**Information supplied**
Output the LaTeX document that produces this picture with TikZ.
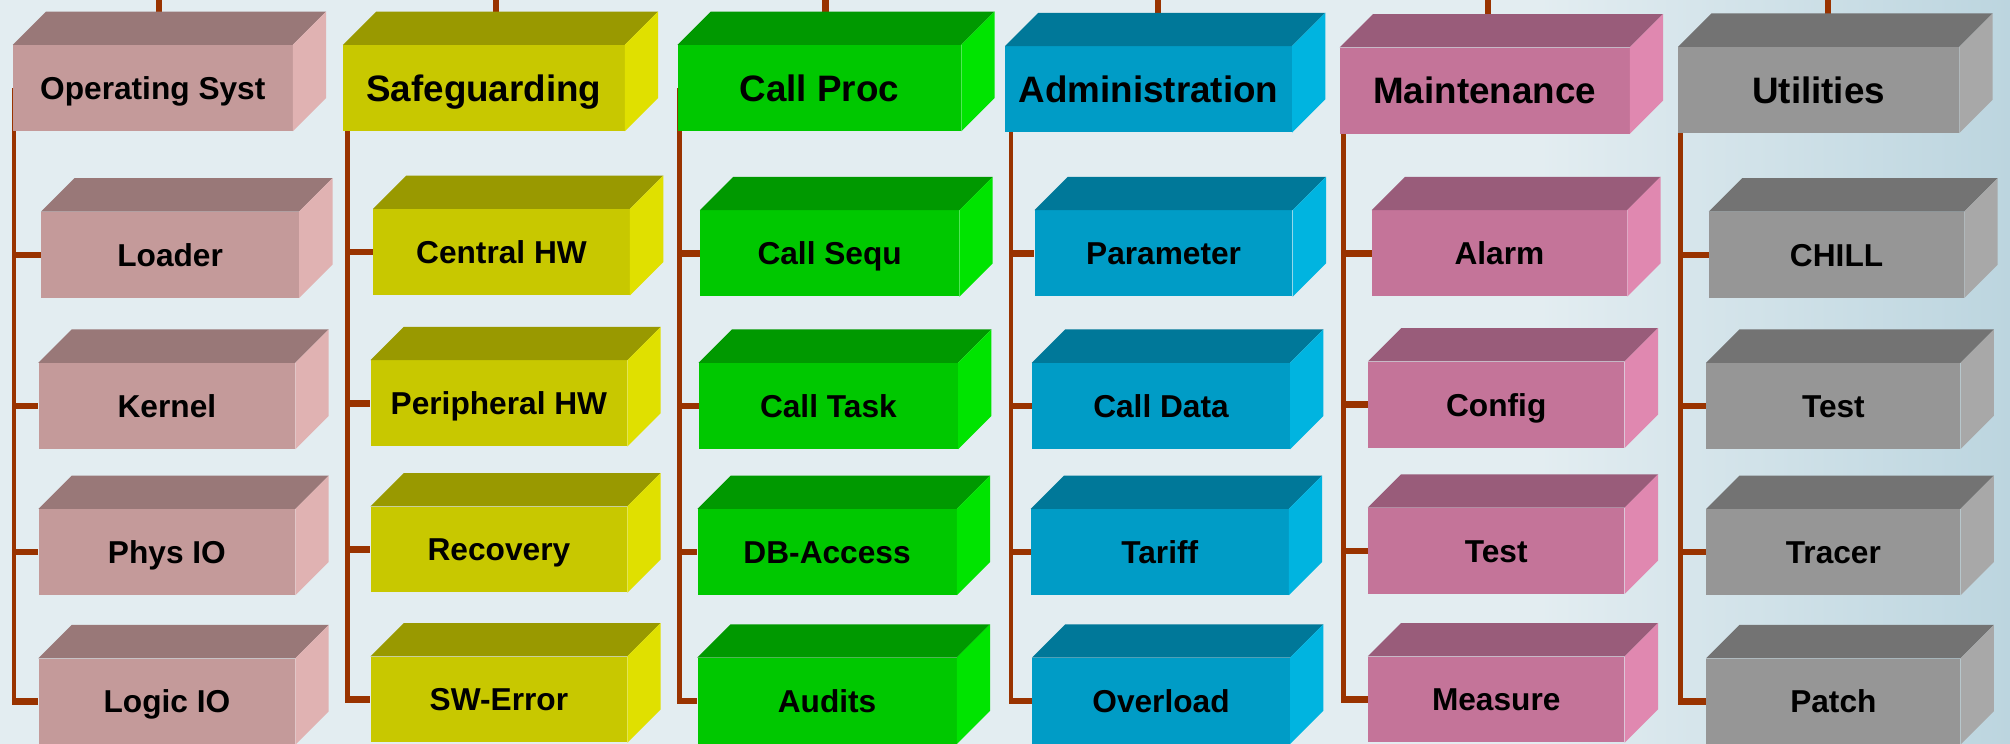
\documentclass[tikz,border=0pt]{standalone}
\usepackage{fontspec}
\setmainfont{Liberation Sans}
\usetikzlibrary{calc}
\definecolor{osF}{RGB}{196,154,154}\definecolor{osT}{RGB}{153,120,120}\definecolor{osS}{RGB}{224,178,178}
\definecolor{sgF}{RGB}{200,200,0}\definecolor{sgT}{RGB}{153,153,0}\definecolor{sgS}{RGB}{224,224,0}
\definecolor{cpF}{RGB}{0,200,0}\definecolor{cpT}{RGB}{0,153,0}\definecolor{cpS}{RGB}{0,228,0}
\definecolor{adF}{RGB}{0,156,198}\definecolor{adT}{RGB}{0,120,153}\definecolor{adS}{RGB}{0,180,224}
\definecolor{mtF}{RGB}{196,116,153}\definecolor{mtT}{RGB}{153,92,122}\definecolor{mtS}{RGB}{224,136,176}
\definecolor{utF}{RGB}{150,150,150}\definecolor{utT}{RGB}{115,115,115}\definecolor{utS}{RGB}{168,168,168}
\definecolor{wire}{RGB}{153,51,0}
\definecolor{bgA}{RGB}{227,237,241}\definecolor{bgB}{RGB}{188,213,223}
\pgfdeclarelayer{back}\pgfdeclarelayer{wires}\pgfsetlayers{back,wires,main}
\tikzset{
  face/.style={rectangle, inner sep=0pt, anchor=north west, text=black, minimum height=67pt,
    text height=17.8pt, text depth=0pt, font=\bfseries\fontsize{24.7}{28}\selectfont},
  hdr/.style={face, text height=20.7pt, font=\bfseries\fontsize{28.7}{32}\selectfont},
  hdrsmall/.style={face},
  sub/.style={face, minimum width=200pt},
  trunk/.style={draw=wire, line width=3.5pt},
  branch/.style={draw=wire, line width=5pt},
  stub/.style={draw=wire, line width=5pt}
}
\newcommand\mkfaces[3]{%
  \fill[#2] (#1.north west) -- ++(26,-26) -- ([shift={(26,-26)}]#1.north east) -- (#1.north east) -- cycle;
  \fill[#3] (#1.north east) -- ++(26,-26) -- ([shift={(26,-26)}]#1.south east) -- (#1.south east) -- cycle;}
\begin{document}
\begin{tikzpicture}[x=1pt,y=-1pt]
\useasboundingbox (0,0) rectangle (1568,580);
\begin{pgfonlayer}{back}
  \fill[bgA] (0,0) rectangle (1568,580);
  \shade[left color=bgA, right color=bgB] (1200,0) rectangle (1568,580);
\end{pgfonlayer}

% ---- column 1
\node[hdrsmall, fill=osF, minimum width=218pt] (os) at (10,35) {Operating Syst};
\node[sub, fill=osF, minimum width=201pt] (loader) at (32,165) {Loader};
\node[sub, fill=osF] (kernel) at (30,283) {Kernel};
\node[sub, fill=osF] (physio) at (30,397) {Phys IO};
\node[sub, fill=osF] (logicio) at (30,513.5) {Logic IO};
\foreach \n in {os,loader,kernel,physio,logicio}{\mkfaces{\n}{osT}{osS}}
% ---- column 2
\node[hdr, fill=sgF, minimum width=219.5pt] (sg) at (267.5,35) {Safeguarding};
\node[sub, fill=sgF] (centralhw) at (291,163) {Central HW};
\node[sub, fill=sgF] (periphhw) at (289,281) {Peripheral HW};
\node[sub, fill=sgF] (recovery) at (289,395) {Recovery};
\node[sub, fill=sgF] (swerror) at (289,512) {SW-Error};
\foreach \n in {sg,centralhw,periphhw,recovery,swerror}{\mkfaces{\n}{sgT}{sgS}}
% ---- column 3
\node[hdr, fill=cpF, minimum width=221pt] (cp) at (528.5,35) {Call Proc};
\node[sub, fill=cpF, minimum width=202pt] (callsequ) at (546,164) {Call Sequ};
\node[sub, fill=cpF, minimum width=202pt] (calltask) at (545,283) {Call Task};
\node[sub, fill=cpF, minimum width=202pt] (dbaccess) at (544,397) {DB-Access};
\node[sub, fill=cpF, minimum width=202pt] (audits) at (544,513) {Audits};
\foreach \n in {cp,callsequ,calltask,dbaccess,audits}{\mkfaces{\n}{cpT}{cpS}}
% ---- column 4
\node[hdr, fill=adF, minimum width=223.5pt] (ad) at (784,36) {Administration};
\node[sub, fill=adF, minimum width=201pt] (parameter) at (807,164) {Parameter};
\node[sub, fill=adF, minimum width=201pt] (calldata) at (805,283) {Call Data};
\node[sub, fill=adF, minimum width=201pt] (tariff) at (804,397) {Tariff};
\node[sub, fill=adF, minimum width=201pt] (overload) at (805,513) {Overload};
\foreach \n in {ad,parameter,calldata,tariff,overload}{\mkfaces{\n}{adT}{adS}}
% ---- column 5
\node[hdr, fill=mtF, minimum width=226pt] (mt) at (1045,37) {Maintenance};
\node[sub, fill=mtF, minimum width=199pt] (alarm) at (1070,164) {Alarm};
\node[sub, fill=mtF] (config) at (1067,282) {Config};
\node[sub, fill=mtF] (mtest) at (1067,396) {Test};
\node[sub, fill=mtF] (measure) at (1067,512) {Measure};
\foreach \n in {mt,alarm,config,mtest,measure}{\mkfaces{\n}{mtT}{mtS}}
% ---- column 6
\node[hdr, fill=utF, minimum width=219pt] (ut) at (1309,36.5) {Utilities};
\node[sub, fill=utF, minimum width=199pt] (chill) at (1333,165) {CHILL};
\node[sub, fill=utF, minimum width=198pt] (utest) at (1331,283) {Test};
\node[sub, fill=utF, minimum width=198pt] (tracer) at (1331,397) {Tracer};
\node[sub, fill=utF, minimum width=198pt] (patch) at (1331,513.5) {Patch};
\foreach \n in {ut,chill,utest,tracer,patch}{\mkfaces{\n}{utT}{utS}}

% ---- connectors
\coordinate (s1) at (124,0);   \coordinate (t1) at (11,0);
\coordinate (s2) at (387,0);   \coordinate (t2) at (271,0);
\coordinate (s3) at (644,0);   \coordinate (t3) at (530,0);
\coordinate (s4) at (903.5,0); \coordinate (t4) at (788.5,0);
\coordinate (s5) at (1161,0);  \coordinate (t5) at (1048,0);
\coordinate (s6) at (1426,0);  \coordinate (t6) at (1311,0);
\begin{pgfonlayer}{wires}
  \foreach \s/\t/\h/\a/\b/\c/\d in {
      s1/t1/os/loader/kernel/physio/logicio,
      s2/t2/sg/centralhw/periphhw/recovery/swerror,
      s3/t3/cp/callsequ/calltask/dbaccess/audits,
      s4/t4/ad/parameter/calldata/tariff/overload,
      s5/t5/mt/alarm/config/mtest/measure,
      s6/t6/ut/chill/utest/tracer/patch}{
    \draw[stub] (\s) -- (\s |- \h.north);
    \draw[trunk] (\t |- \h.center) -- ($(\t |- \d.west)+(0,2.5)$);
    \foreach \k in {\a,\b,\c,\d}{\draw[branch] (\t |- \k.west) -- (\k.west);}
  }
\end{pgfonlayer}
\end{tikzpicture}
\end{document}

**Exercise**
Transcribe the listing in full. Omit the pictures and keep every line exact.

**Result**
Output the LaTeX document that produces this picture with TikZ.
\documentclass[tikz,border=0pt]{standalone}
\usepackage{fontspec}
\setmainfont{Liberation Sans}
\usetikzlibrary{calc}
\definecolor{osF}{RGB}{196,154,154}\definecolor{osT}{RGB}{153,120,120}\definecolor{osS}{RGB}{224,178,178}
\definecolor{sgF}{RGB}{200,200,0}\definecolor{sgT}{RGB}{153,153,0}\definecolor{sgS}{RGB}{224,224,0}
\definecolor{cpF}{RGB}{0,200,0}\definecolor{cpT}{RGB}{0,153,0}\definecolor{cpS}{RGB}{0,228,0}
\definecolor{adF}{RGB}{0,156,198}\definecolor{adT}{RGB}{0,120,153}\definecolor{adS}{RGB}{0,180,224}
\definecolor{mtF}{RGB}{196,116,153}\definecolor{mtT}{RGB}{153,92,122}\definecolor{mtS}{RGB}{224,136,176}
\definecolor{utF}{RGB}{150,150,150}\definecolor{utT}{RGB}{115,115,115}\definecolor{utS}{RGB}{168,168,168}
\definecolor{wire}{RGB}{153,51,0}
\definecolor{bgA}{RGB}{227,237,241}\definecolor{bgB}{RGB}{188,213,223}
\pgfdeclarelayer{back}\pgfdeclarelayer{wires}\pgfsetlayers{back,wires,main}
\tikzset{
  face/.style={rectangle, inner sep=0pt, anchor=north west, text=black, minimum height=67pt,
    text height=17.8pt, text depth=0pt, font=\bfseries\fontsize{24.7}{28}\selectfont},
  hdr/.style={face, text height=20.7pt, font=\bfseries\fontsize{28.7}{32}\selectfont},
  hdrsmall/.style={face},
  sub/.style={face, minimum width=200pt},
  trunk/.style={draw=wire, line width=3.5pt},
  branch/.style={draw=wire, line width=5pt},
  stub/.style={draw=wire, line width=5pt}
}
\newcommand\mkfaces[3]{%
  \fill[#2] (#1.north west) -- ++(26,-26) -- ([shift={(26,-26)}]#1.north east) -- (#1.north east) -- cycle;
  \fill[#3] (#1.north east) -- ++(26,-26) -- ([shift={(26,-26)}]#1.south east) -- (#1.south east) -- cycle;}
\begin{document}
\begin{tikzpicture}[x=1pt,y=-1pt]
\useasboundingbox (0,0) rectangle (1568,580);
\begin{pgfonlayer}{back}
  \fill[bgA] (0,0) rectangle (1568,580);
  \shade[left color=bgA, right color=bgB] (1200,0) rectangle (1568,580);
\end{pgfonlayer}

% ---- column 1
\node[hdrsmall, fill=osF, minimum width=218pt] (os) at (10,35) {Operating Syst};
\node[sub, fill=osF, minimum width=201pt] (loader) at (32,165) {Loader};
\node[sub, fill=osF] (kernel) at (30,283) {Kernel};
\node[sub, fill=osF] (physio) at (30,397) {Phys IO};
\node[sub, fill=osF] (logicio) at (30,513.5) {Logic IO};
\foreach \n in {os,loader,kernel,physio,logicio}{\mkfaces{\n}{osT}{osS}}
% ---- column 2
\node[hdr, fill=sgF, minimum width=219.5pt] (sg) at (267.5,35) {Safeguarding};
\node[sub, fill=sgF] (centralhw) at (291,163) {Central HW};
\node[sub, fill=sgF] (periphhw) at (289,281) {Peripheral HW};
\node[sub, fill=sgF] (recovery) at (289,395) {Recovery};
\node[sub, fill=sgF] (swerror) at (289,512) {SW-Error};
\foreach \n in {sg,centralhw,periphhw,recovery,swerror}{\mkfaces{\n}{sgT}{sgS}}
% ---- column 3
\node[hdr, fill=cpF, minimum width=221pt] (cp) at (528.5,35) {Call Proc};
\node[sub, fill=cpF, minimum width=202pt] (callsequ) at (546,164) {Call Sequ};
\node[sub, fill=cpF, minimum width=202pt] (calltask) at (545,283) {Call Task};
\node[sub, fill=cpF, minimum width=202pt] (dbaccess) at (544,397) {DB-Access};
\node[sub, fill=cpF, minimum width=202pt] (audits) at (544,513) {Audits};
\foreach \n in {cp,callsequ,calltask,dbaccess,audits}{\mkfaces{\n}{cpT}{cpS}}
% ---- column 4
\node[hdr, fill=adF, minimum width=223.5pt] (ad) at (784,36) {Administration};
\node[sub, fill=adF, minimum width=201pt] (parameter) at (807,164) {Parameter};
\node[sub, fill=adF, minimum width=201pt] (calldata) at (805,283) {Call Data};
\node[sub, fill=adF, minimum width=201pt] (tariff) at (804,397) {Tariff};
\node[sub, fill=adF, minimum width=201pt] (overload) at (805,513) {Overload};
\foreach \n in {ad,parameter,calldata,tariff,overload}{\mkfaces{\n}{adT}{adS}}
% ---- column 5
\node[hdr, fill=mtF, minimum width=226pt] (mt) at (1045,37) {Maintenance};
\node[sub, fill=mtF, minimum width=199pt] (alarm) at (1070,164) {Alarm};
\node[sub, fill=mtF] (config) at (1067,282) {Config};
\node[sub, fill=mtF] (mtest) at (1067,396) {Test};
\node[sub, fill=mtF] (measure) at (1067,512) {Measure};
\foreach \n in {mt,alarm,config,mtest,measure}{\mkfaces{\n}{mtT}{mtS}}
% ---- column 6
\node[hdr, fill=utF, minimum width=219pt] (ut) at (1309,36.5) {Utilities};
\node[sub, fill=utF, minimum width=199pt] (chill) at (1333,165) {CHILL};
\node[sub, fill=utF, minimum width=198pt] (utest) at (1331,283) {Test};
\node[sub, fill=utF, minimum width=198pt] (tracer) at (1331,397) {Tracer};
\node[sub, fill=utF, minimum width=198pt] (patch) at (1331,513.5) {Patch};
\foreach \n in {ut,chill,utest,tracer,patch}{\mkfaces{\n}{utT}{utS}}

% ---- connectors
\coordinate (s1) at (124,0);   \coordinate (t1) at (11,0);
\coordinate (s2) at (387,0);   \coordinate (t2) at (271,0);
\coordinate (s3) at (644,0);   \coordinate (t3) at (530,0);
\coordinate (s4) at (903.5,0); \coordinate (t4) at (788.5,0);
\coordinate (s5) at (1161,0);  \coordinate (t5) at (1048,0);
\coordinate (s6) at (1426,0);  \coordinate (t6) at (1311,0);
\begin{pgfonlayer}{wires}
  \foreach \s/\t/\h/\a/\b/\c/\d in {
      s1/t1/os/loader/kernel/physio/logicio,
      s2/t2/sg/centralhw/periphhw/recovery/swerror,
      s3/t3/cp/callsequ/calltask/dbaccess/audits,
      s4/t4/ad/parameter/calldata/tariff/overload,
      s5/t5/mt/alarm/config/mtest/measure,
      s6/t6/ut/chill/utest/tracer/patch}{
    \draw[stub] (\s) -- (\s |- \h.north);
    \draw[trunk] (\t |- \h.center) -- ($(\t |- \d.west)+(0,2.5)$);
    \foreach \k in {\a,\b,\c,\d}{\draw[branch] (\t |- \k.west) -- (\k.west);}
  }
\end{pgfonlayer}
\end{tikzpicture}
\end{document}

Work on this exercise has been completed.